Я вернулся в корпус и сообщил товарищам о положении. Кругом кучка чекистов и комендант. Они твердо решают прекратить «беспорядок» и посадить меня в камеру. Но им это не удалось. Мы пошли при свете коптилки осматривать камеру Бархаша. В ней пахло еще порохом, дымом. Бархаш стоял недалеко от окна, повернувшись к нему спиной и читал газету, подняв ее вверх. Караульный со двора увидел газету и руку, прицелился и выстрелил. Пуля, разбив стекло закрытого окна, попала в руку, прошла через газету и скрылась в стене, пробив в ней большую воронку.
Часам к 11-ти вечера явился из города хирург. Он ковырял раненую руку, не нашел в ней никаких осколков, но все же не мог обещать, что рука будет действовать. Бедный Бархаш, прижавшись ко мне, переносил страдания с большой выдержкой и спокойствием…

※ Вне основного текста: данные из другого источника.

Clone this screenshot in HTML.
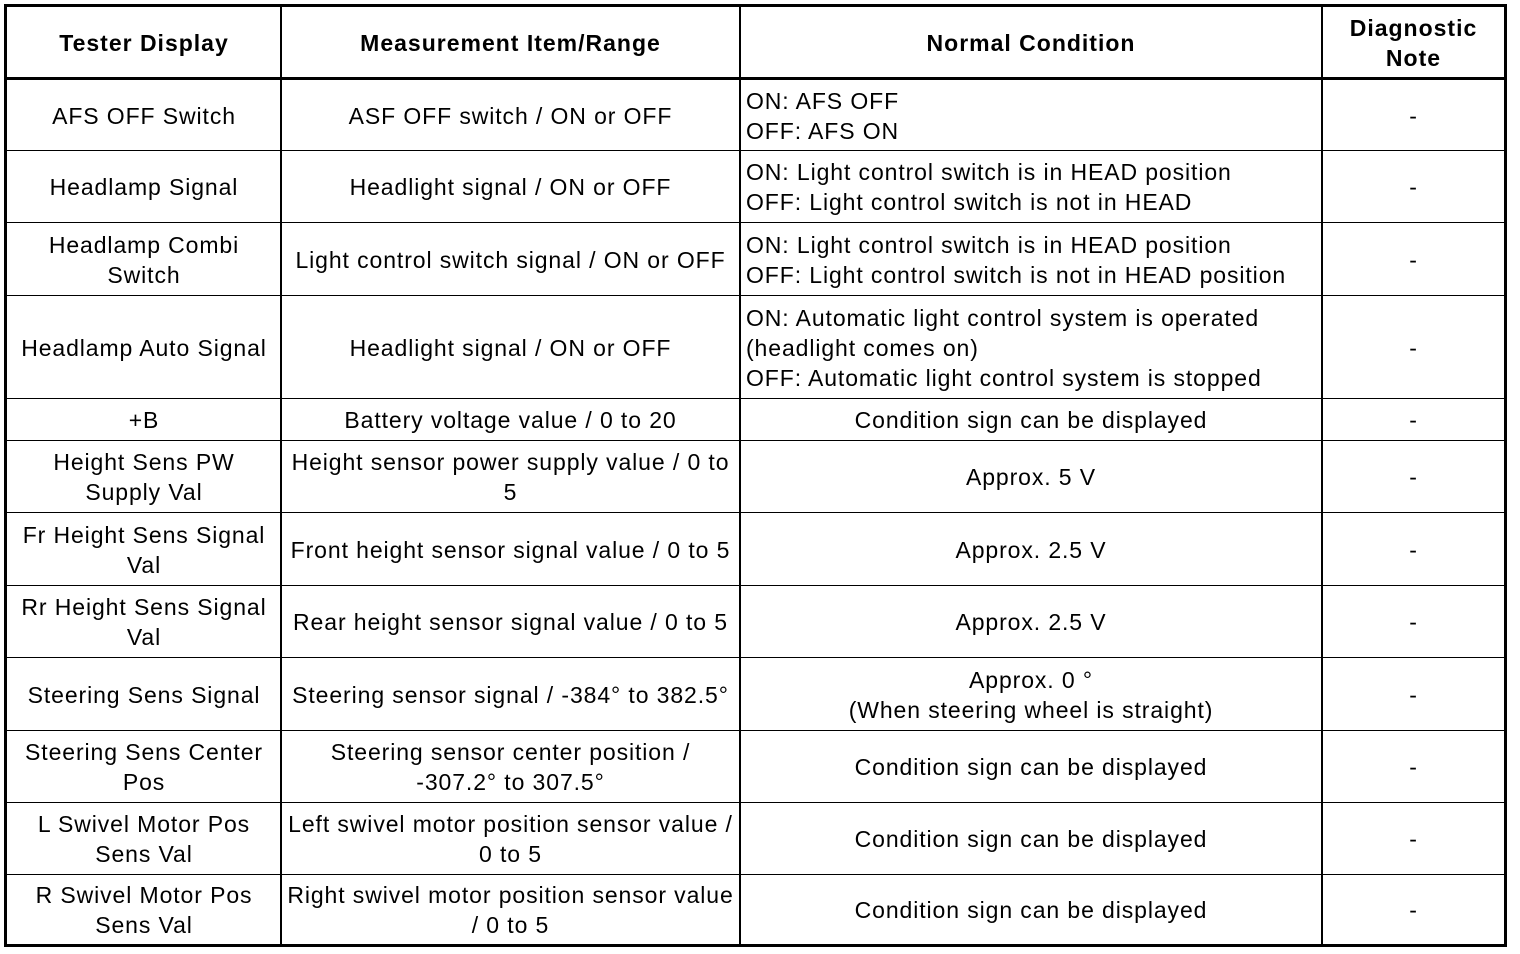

Конечно, мы подняли шум по поводу стрельбы и повсюду разослали протесты. Л.Л. Бархаш не меньшевик, он примкнул к нашей фракции в тюрьме в качестве сочувствующего. Дело против него завели в Туркестане, откуда его привезли в Москву в ВЧК по обвинению в участии в антисоветском повстанчестве. После ранения мы по наивности рассчитывали, что его выпустят, но мы ошиблись. Именно в то время, когда Бархаш лежал в больнице, прибыло постановление ВЧК о высылке его в Архангельск, в Холмогорский (знаменитый избиениями) концентрационный лагерь на два года. Мы с большими усилиями задержали его на месяц в Орле, после чего он долго сидел в Таганской пересыльной тюрьме в сыпнотифозном очаге, и выжил ли он, отправлен ли на дальний север, я до сих пор ничего не знаю. А в Централе усиленно говорили, что караульному солдату, ранившему его, объявили в приказе благодарность и пожаловали в награду часы. Солдат, мол, действовал правильно и только соблюдал инструкцию, которая требовала, чтобы караул стрелял в тех, кто сидит на окнах, трогает решетки и пр.